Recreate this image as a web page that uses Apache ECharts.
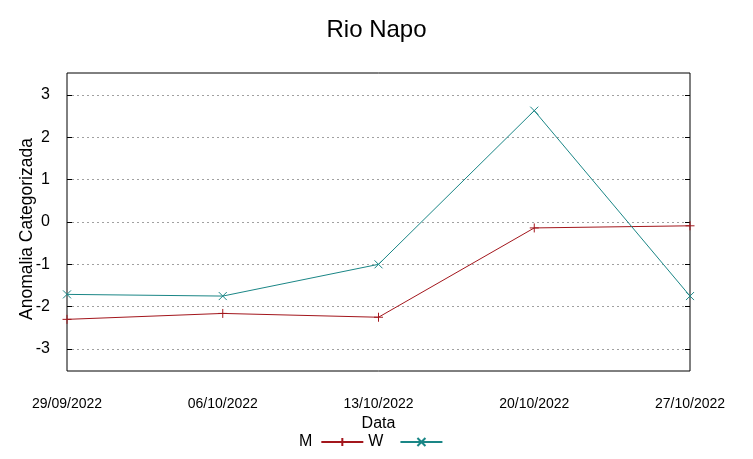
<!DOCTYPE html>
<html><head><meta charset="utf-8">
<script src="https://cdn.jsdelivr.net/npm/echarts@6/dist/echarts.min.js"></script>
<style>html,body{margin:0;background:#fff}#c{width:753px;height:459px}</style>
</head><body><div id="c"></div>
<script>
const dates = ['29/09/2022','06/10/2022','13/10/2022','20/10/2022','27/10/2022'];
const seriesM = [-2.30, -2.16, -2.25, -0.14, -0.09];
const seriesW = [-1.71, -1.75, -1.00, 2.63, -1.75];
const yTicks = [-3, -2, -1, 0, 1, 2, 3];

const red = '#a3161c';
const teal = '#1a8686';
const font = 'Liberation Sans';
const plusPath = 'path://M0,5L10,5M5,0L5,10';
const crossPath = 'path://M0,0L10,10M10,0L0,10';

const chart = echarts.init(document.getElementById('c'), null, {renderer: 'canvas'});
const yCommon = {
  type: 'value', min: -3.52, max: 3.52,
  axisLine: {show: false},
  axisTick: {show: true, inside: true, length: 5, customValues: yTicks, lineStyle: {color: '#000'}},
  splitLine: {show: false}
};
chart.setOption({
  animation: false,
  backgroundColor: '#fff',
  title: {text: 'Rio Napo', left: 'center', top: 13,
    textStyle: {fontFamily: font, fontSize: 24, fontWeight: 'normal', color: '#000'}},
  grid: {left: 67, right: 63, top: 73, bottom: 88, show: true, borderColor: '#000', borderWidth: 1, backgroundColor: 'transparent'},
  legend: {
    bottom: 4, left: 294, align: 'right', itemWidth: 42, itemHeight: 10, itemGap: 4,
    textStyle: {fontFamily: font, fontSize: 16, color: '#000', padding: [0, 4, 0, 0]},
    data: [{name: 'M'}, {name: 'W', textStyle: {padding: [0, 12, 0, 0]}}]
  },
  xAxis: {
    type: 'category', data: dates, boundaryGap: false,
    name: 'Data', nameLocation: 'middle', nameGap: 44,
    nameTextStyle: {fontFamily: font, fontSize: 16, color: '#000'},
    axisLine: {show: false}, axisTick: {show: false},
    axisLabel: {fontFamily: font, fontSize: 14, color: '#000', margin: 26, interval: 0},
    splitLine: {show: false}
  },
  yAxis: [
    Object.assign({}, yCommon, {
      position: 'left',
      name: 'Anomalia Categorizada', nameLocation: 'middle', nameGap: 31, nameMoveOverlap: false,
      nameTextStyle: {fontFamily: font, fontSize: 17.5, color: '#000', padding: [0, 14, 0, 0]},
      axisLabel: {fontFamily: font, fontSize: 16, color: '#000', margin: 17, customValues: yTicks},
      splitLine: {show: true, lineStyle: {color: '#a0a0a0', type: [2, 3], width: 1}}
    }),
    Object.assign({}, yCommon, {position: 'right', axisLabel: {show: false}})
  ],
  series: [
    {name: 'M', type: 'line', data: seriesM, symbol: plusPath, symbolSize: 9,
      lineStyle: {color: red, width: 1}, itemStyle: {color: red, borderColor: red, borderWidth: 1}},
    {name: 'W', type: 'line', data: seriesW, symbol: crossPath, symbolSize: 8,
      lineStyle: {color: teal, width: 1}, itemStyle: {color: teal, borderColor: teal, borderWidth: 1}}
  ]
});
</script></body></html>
● ● ● ● ● ● ●
Exercise goal
Take the material above from its first line through the line holding "const crossPath = 'path://M0,0L10,10M10,0L0,10';" and set it down exactly, without the pictures.

Result
Recreate this image as a web page that uses Apache ECharts.
<!DOCTYPE html>
<html><head><meta charset="utf-8">
<script src="https://cdn.jsdelivr.net/npm/echarts@6/dist/echarts.min.js"></script>
<style>html,body{margin:0;background:#fff}#c{width:753px;height:459px}</style>
</head><body><div id="c"></div>
<script>
const dates = ['29/09/2022','06/10/2022','13/10/2022','20/10/2022','27/10/2022'];
const seriesM = [-2.30, -2.16, -2.25, -0.14, -0.09];
const seriesW = [-1.71, -1.75, -1.00, 2.63, -1.75];
const yTicks = [-3, -2, -1, 0, 1, 2, 3];

const red = '#a3161c';
const teal = '#1a8686';
const font = 'Liberation Sans';
const plusPath = 'path://M0,5L10,5M5,0L5,10';
const crossPath = 'path://M0,0L10,10M10,0L0,10';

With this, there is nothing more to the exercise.